◆ Figure scripts:
____

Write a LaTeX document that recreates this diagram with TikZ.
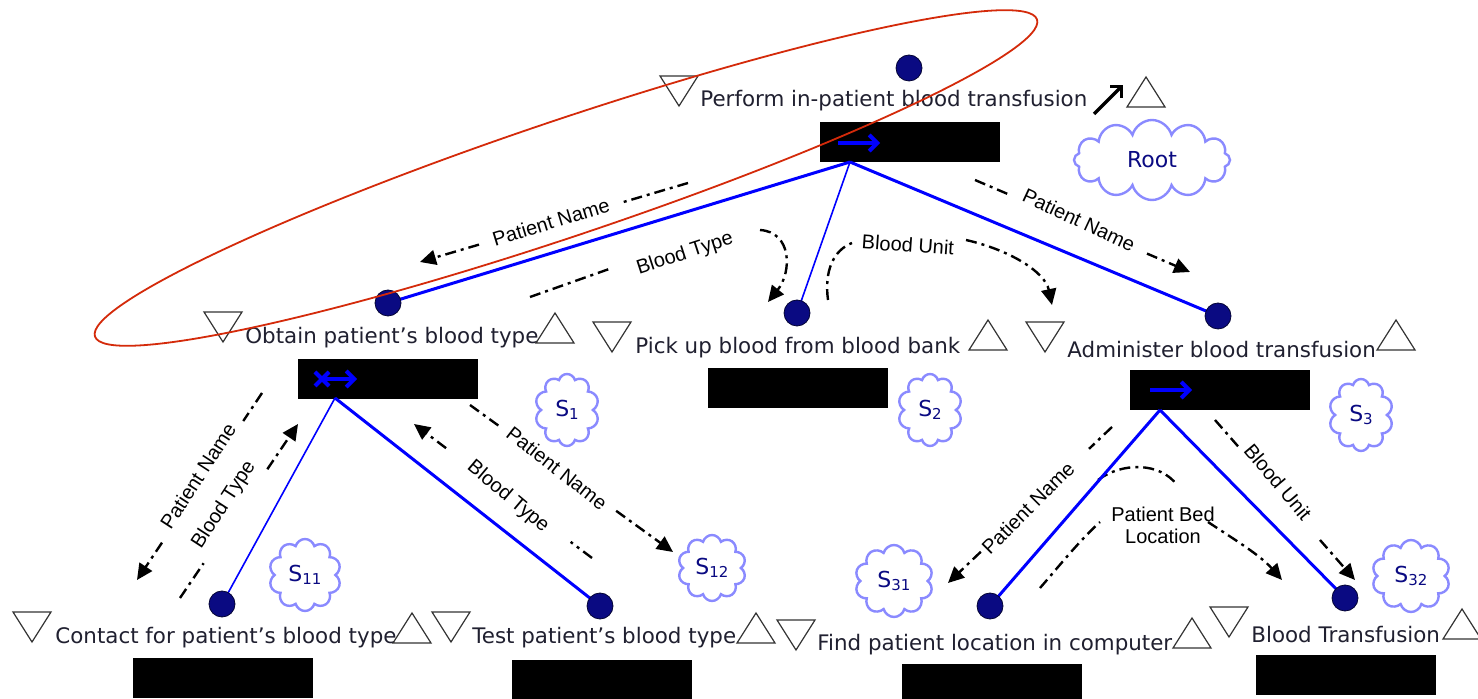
\documentclass[tikz,border=0pt]{standalone}
\usepackage{fontspec}
\setmainfont{DejaVu Sans}
\newfontfamily\flowfont{Liberation Sans}
\usetikzlibrary{arrows.meta,shapes.symbols,calc}
\definecolor{navy}{HTML}{0A0A82}
\definecolor{cloudc}{HTML}{8A8AFF}
\definecolor{ellred}{HTML}{D42A0A}
\definecolor{lineblue}{HTML}{0000FF}
\definecolor{txt}{HTML}{202030}
\begin{document}
\begin{tikzpicture}[x=0.5pt,y=-0.5pt,
  lbl/.style={anchor=west,inner sep=0,font=\fontsize{10.7}{12}\selectfont,text=txt},
  dot/.style={circle,fill=navy,draw=black!60!navy,line width=0.4pt,minimum size=13pt,inner sep=0},
  bar/.style={fill=black,inner sep=0,minimum width=90pt,minimum height=20pt},
  tri/.style={draw=black!80,line width=0.6pt,fill=white},
  thickedge/.style={draw=lineblue,line width=1.5pt},
  thinedge/.style={draw=lineblue,line width=0.8pt},
  flow/.style={black,line width=1.2pt,dash pattern=on 5.5pt off 2.5pt on 1.5pt off 2.5pt},
  tip/.style={-{Triangle[length=8pt,width=7.5pt]}},
  flowlbl/.style={inner sep=0,font=\flowfont\fontsize{10}{11}\selectfont,text=black},
  cl/.style={cloud,cloud puffs=10,draw=cloudc,line width=1.2pt,fill=white,cloud ignores aspect,
    text=navy,inner sep=0,minimum width=32pt,minimum height=36pt,font=\fontsize{11}{12}\selectfont},
  icon/.style={lineblue,line width=2pt},
  downtri/.pic={\draw[tri] (-19,-15) -- (19,-15) -- (0,15) -- cycle;},
  uptri/.pic={\draw[tri] (-19,15) -- (19,15) -- (0,-15) -- cycle;}
]
\fill[white] (0,0) rectangle (1478,699);
\useasboundingbox (0,0) rectangle (1478,699);

% ---------- coordinates of flows ----------
\coordinate (f1a) at (688,183); \coordinate (f1b) at (420,262);
\coordinate (f2a) at (530,297); \coordinate (f2b) at (612,268);
\coordinate (f2c) at (760,230); \coordinate (f2d) at (768,302);
\coordinate (f3a) at (828,300); \coordinate (f3b) at (852,243);
\coordinate (f3c) at (966,240); \coordinate (f3d) at (1052,305);
\coordinate (f4a) at (975,180); \coordinate (f4b) at (1190,272);
\coordinate (f5a) at (262,393); \coordinate (f5b) at (137,580);
\coordinate (f6a) at (180,598); \coordinate (f6b) at (298,424);
\coordinate (f7a) at (592,558); \coordinate (f7b) at (414,424);
\coordinate (f8a) at (470,405); \coordinate (f8b) at (673,552);
\coordinate (f9a) at (1112,427); \coordinate (f9b) at (948,583);
\coordinate (f10a) at (1040,588); \coordinate (f10b) at (1100,522);
\coordinate (f10c) at (1098,480); \coordinate (f10d) at (1177,485);
\coordinate (f10e) at (1208,522); \coordinate (f10f) at (1282,580);
\coordinate (f11a) at (1215,420); \coordinate (f11b) at (1355,580);

% ---------- data flows ----------
\draw[flow] (f1a) -- ($(f1a)!0.25!(f1b)$);
\draw[flow,tip] ($(f1a)!0.78!(f1b)$) -- (f1b);
\node[flowlbl,rotate=17] (l1) at (551,222) {Patient Name};

\draw[flow] (f2a) -- (f2b);
\draw[flow,tip] (f2c) .. controls (792,232) and (792,272) .. (f2d);
\node[flowlbl,rotate=18] (l2) at (685,254) {Blood Type};

\draw[flow] (f3a) .. controls (824,270) and (834,250) .. (f3b);
\draw[flow,tip] (f3c) .. controls (1010,250) and (1045,272) .. (f3d);
\node[flowlbl,rotate=-4] (l3) at (908,245) {Blood Unit};

\draw[flow] (f4a) -- ($(f4a)!0.15!(f4b)$);
\draw[flow,tip] ($(f4a)!0.8!(f4b)$) -- (f4b);
\node[flowlbl,rotate=-25] (l4) at (1079,220) {Patient Name};

\draw[flow] (f5a) -- ($(f5a)!0.15!(f5b)$);
\draw[flow,tip] ($(f5a)!0.80!(f5b)$) -- (f5b);
\node[flowlbl,rotate=57] (l5) at (198,476) {Patient Name};

\draw[flow] (f6a) -- ($(f6a)!0.2!(f6b)$);
\draw[flow,tip] ($(f6a)!0.74!(f6b)$) -- (f6b);
\node[flowlbl,rotate=57] (l6) at (224,505) {Blood Type};

\draw[flow] (f7a) -- ($(f7a)!0.12!(f7b)$);
\draw[flow,tip] ($(f7a)!0.82!(f7b)$) -- (f7b);
\node[flowlbl,rotate=-40] (l7) at (508,497) {Blood Type};

\draw[flow] (f8a) -- ($(f8a)!0.15!(f8b)$);
\draw[flow,tip] ($(f8a)!0.72!(f8b)$) -- (f8b);
\node[flowlbl,rotate=-38] (l8) at (557,468) {Patient Name};

\draw[flow] (f9a) -- ($(f9a)!0.14!(f9b)$);
\draw[flow,tip] ($(f9a)!0.80!(f9b)$) -- (f9b);
\node[flowlbl,rotate=45] (l9) at (1028,508) {Patient Name};

\draw[flow] (f10a) .. controls (1060,565) and (1080,540) .. (f10b);
\draw[flow] (f10c) .. controls (1122,462) and (1160,462) .. (f10d);
\draw[flow,tip] (f10e) .. controls (1235,540) and (1260,555) .. (f10f);
\node[flowlbl,align=center] (l10) at (1163,525) {Patient Bed\\Location};

\draw[flow] (f11a) -- ($(f11a)!0.18!(f11b)$);
\draw[flow,tip] ($(f11a)!0.75!(f11b)$) -- (f11b);
\node[flowlbl,rotate=-50] (l11) at (1278,482) {Blood Unit};

% ---------- task nodes ----------
\node[bar] (b0) at (910,142) {};
\node[bar] (b1) at (388,379) {};
\node[bar] (b2) at (798,388) {};
\node[bar] (b3) at (1220,390) {};
\node[bar] (b11) at (223,678) {};
\node[bar] (b12) at (602,680) {};
\node[bar] (b31) at (992,684) {};
\node[bar] (b32) at (1346,675) {};

\coordinate (p0) at (850,162);
\coordinate (p1) at (335,398);
\coordinate (p3) at (1160,410);

\draw[thickedge] (p0) -- (388,303);
\draw[thinedge] (p0) -- (797,313);
\draw[thickedge] (p0) -- (1218,316);
\draw[thinedge] (p1) -- (222,604);
\draw[thickedge] (p1) -- (600,606);
\draw[thickedge] (p3) -- (990,606);
\draw[thickedge] (p3) -- (1345,598);

\node[dot] (d0) at (909,68) {};
\node[dot] (d1) at (388,303) {};
\node[dot] (d2) at (797,313) {};
\node[dot] (d3) at (1218,316) {};
\node[dot] (d11) at (222,604) {};
\node[dot] (d12) at (600,606) {};
\node[dot] (d31) at (990,606) {};
\node[dot] (d32) at (1345,598) {};

% icons in bars
\draw[icon,-{Straight Barb[length=4pt,width=8pt]}] (838,143) -- (880,143);
\draw[icon] (315,372) -- (329,386) (315,386) -- (329,372);
\draw[icon,-{Straight Barb[length=4pt,width=8pt]}] (322,379) -- (357,379);
\draw[icon,-{Straight Barb[length=4pt,width=8pt]}] (1150,390) -- (1192,390);

% labels
\node[lbl] (t0) at (700,101) {Perform in-patient blood transfusion};
\node[lbl] (t1) at (245,338) {Obtain patient's blood type};
\node[lbl] (t2) at (635,348) {Pick up blood from blood bank};
\node[lbl] (t3) at (1067,350) {Administer blood transfusion};
\node[lbl] (t11) at (55,638) {Contact for patient's blood type};
\node[lbl] (t12) at (472,638) {Test patient's blood type};
\node[lbl] (t31) at (817,645) {Find patient location in computer};
\node[lbl] (t32) at (1251,635) {Blood Transfusion};

% triangles
\pic at (679,91) {downtri};   \pic at (1146,92) {uptri};
\pic at (223,327) {downtri};  \pic at (555,328) {uptri};
\pic at (612,337) {downtri};  \pic at (988,335) {uptri};
\pic at (1045,337) {downtri}; \pic at (1396,335) {uptri};
\pic at (32,627) {downtri};   \pic at (412,628) {uptri};
\pic at (451,627) {downtri};  \pic at (756,628) {uptri};
\pic at (796,635) {downtri};  \pic at (1192,633) {uptri};
\pic at (1229,622) {downtri}; \pic at (1462,624) {uptri};

% small arrow next to root label
\coordinate (ua) at (1094,114); \coordinate (ub) at (1123,85);
\draw[black,line width=1.6pt,-{Straight Barb[length=4pt,width=8pt]}] (ua) -- (ub);

% clouds
\node[cl,cloud puffs=12,minimum width=78pt,minimum height=40pt] (c0) at (1152,160) {Root};
\node[cl] (c1) at (567,410) {S\raisebox{-0.2ex}{\fontsize{7.5}{8}\selectfont 1}};
\node[cl] (c2) at (930,410) {S\raisebox{-0.2ex}{\fontsize{7.5}{8}\selectfont 2}};
\node[cl] (c3) at (1361,415) {S\raisebox{-0.2ex}{\fontsize{7.5}{8}\selectfont 3}};
\node[cl,minimum width=36pt] (c11) at (305,575) {S\raisebox{-0.2ex}{\fontsize{7.5}{8}\selectfont 11}};
\node[cl,minimum width=34pt,minimum height=33pt] (c12) at (712,568) {S\raisebox{-0.2ex}{\fontsize{7.5}{8}\selectfont 12}};
\node[cl,minimum width=39pt] (c31) at (894,581) {S\raisebox{-0.2ex}{\fontsize{7.5}{8}\selectfont 31}};
\node[cl,minimum width=39pt] (c32) at (1411,576) {S\raisebox{-0.2ex}{\fontsize{7.5}{8}\selectfont 32}};

% red highlight ellipse
\draw[ellred,line width=0.9pt,rotate around={18.6:(566,178)}] (566,178) ellipse [x radius=497, y radius=58];
\end{tikzpicture}
\end{document}
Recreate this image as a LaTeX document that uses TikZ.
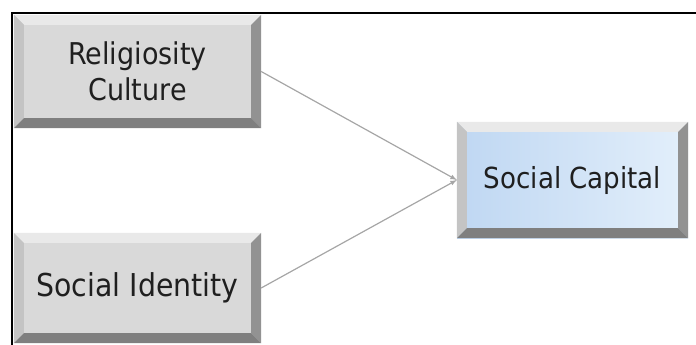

____

◆ Given problem: Look through the material and copy each line that has "this".

◆ Solution to the problem:
Write a LaTeX document that recreates this diagram with TikZ.
Recreate this image as a LaTeX document that uses TikZ.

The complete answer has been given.